(CNN) オープンAIが最も高度な人工知能(AI)画像ジェネレーターを公開してからわずか数日後、スタジオジブリの作品を模倣した画像がSNSにあふれた。この傾向はAIの威力とそれがもたらす著作権上の懸念を示している。
25日に公開された「GPT―4o」の最新アップデートでは、テキスト解釈の正確性が向上し、より詳細で複雑なプロンプトに従う機能など実用的な進化が数多く盛り込まれている。ただ、オープンAIのウェブサイトの記事によると、このアップデートは「さまざまな画像スタイル」で長時間訓練されており、「サウスパーク」から古典的なクレイアニメまで人気のアニメをほうふつとさせる静止画や動画を生成してユーザーを驚かせている。
しかし、X(旧ツイッター)とインスタグラムではある作風がすぐにあふれかえった。
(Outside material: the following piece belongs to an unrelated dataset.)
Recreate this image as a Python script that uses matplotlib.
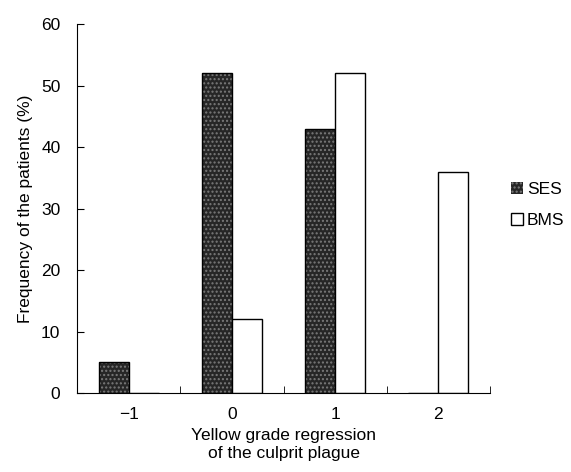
import numpy as np
import matplotlib.pyplot as plt

plt.rcParams['font.family'] = ['Liberation Sans', 'DejaVu Sans']

# Data
grades = ['\u22121', '0', '1', '2']
ses = [5, 52, 43, 0]
bms = [0, 12, 52, 36]

x = np.arange(len(grades))
w = 0.29

fig = plt.figure(figsize=(5.71, 4.72), dpi=100)
ax = fig.add_axes([0.135, 0.167, 0.723, 0.782])

# dark speckled bars for SES, white bars for BMS
ax.bar(x - w / 2, ses, w, color='#262626', edgecolor='#7a7a7a',
       hatch='....', linewidth=0, label='SES')
ax.bar(x - w / 2, ses, w, fill=False, edgecolor='black', linewidth=1.0)
ax.bar(x + w / 2, bms, w, color='white', edgecolor='black',
       linewidth=1.0, label='BMS')

ax.set_xlim(-0.5, len(grades) - 0.5)
ax.set_ylim(0, 60)
ax.set_yticks(range(0, 61, 10))
ax.set_xticks(x)
ax.set_xticklabels(grades)
ax.set_xticks(np.arange(-0.5, len(grades), 1), minor=True)
ax.tick_params(axis='x', which='major', length=0, labelsize=12.5, pad=10)
ax.tick_params(axis='x', which='minor', direction='in', length=5)
ax.tick_params(axis='y', direction='in', length=5, labelsize=12.5, pad=12)

for s in ['top', 'right']:
    ax.spines[s].set_visible(False)

ax.set_ylabel('Frequency of the patients (%)', fontsize=12.5, labelpad=6)
ax.set_xlabel('Yellow grade regression\nof the culprit plague', fontsize=12.5,
              labelpad=4, linespacing=1.3)

ax.legend(loc='center left', bbox_to_anchor=(1.035, 0.51), frameon=False,
          fontsize=12.5, handlelength=0.7, handleheight=0.7,
          handletextpad=0.2, labelspacing=0.9, borderaxespad=0)

fig.savefig('out.png', dpi=100)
「ChatGPT(チャットGPT)」(およびオープンAIのテキスト動画変換サービス「Sora」)のユーザーが「千と千尋の神隠し」や「ハウルの動く城」などの作品で人気のジブリスタジオの作品を模倣し始めたのだ。

「千と千尋の神隠し」(2001年公開)のハクと千尋/Walt Disney Pictures/Everett Collection
中にはポップカルチャーや政治のシーンをジブリの作風で再現したものもある。「ロード・オブ・ザ・リング」の予告編のリメイクや「ザ・ソプラノズ 哀愁のマフィア」の場面、トランプ米大統領とバンス副大統領がウクライナのゼレンスキー大統領とホワイトハウスで口論となった会談シーンなどだ。
特に拡散された投稿のいくつかが人気のミームにジブリ風のひねりを加えたものだったことに驚きはない。例えば、「distracted boyfriend(気を取られた彼氏)」や「bro explaining(説明する男友達)」(記事冒頭の画像)といったミーム、俳優ベン・アフレック氏が喫煙している悪名高い画像などだ。ほかにもXではイーロン・マスク氏がカトラリーで遊んでいる様子を描いた画像も話題になった。これはニュージャージー州でトランプ氏が主催した夕食会でマスク氏が指でスプーンのバランスを取っている様子を捉えた最近の動画に基づいている。
一方で、スタジオジブリの共同創設者である宮崎駿監督がAI生成アートを「生命に対する侮辱」と表現した2016年の動画も広く共有されている。宮崎氏は、フレームごとに丹念に作り込まれた手書きのアニメーションで知られている。
同氏はこの動画の中で、テキストのプロンプトを使用して生成されたモンスターキャラクターの動画について「極めて不愉快」と述べたうえで、「そんなに気持ち悪い物をやりたいなら勝手にやっていればいいだけで、僕はこれを自分たちの仕事とつなげたいとは全然思わない」と切り捨てた。

映画芸術科学アカデミー主催のガバナーズ賞授賞式で写真撮影に臨む宮崎駿監督=2014年、カリフォルニア州ロサンゼルス/Kevork Djansezian/Reuters/File
オープンAIのアップデートされた画像ジェネレーターは、AIとアートの役割をめぐる議論も再燃させている。数週間前には、AIアートのみを対象とした初のオークションを中止するよう競売会社クリスティーズに求める公開書簡に4000人近くが署名した。この背景には、生成デジタル作品の作成に使用されたプログラムが著作権で保護された作品で訓練され、人間のアーティストを搾取しているという懸念がある。
オープンAIのサム・アルトマン最高経営責任者(CEO)はこの流れを軽視。Xで、「がんの治療などのために超知能を実現しようとしてきた10年」を経て、スタジオジブリの画像が自分の仕事への関心を一気に高めたと冗談を飛ばした。